Saudi Arabia is projecting budget deficits in the coming years, a deliberate strategy to accelerate its economic diversification efforts under Vision 2030, according to the Kingdom’s Minister of Economy and Planning, Faisal Al-Ibrahim, Bloomberg reports.

Speaking to Bloomberg Television on Wednesday, Al-Ibrahim explained the shift from a previous focus on zero-deficit budgets.

“We were trying to get our finances and financial management in order,” he said, “After that, we realized that a deficit by design in a stable region between 2% and 3% is good for investing in the right economic sectors.”

The kingdom anticipates a fiscal deficit of around 2.8% of gross domestic product (GDP) this year, with no immediate return to surplus projected. This deficit financing is fueling the ambitious Vision 2030 agenda, aimed at reducing the country’s reliance on oil revenues and creating a more robust non-oil economy.

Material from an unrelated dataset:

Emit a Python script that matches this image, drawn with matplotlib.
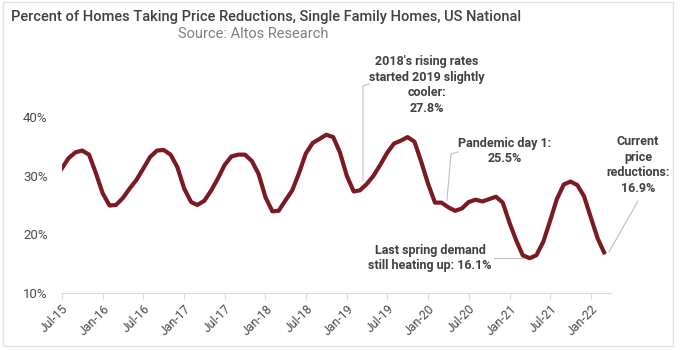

Al-Ibrahim highlighted the significant progress made in this area.  Non-oil activities currently contribute approximately 52% to Saudi Arabia’s GDP, a figure expected to increase further.  This growth is seen as crucial for job creation and long-term economic stability.

However, the government is exercising caution amidst fluctuating oil prices, which remain below levels needed to balance the budget.  Some Vision 2030 projects have been scaled back, and spending cuts are planned for 2025 after exceeding targets this year.

Despite the deficit spending, the outlook remains positive.  The government forecasts economic growth of 0.8% this year, increasing to 4.6% by 2025.  Robust growth in the non-oil sector, projected at 4-5% annually, is a key driver of this optimism.  This positive outlook has been acknowledged by Moody’s Investors Service, which upgraded Saudi Arabia’s credit rating this month, citing the accelerated development of non-hydrocarbon sectors as a major contributing factor.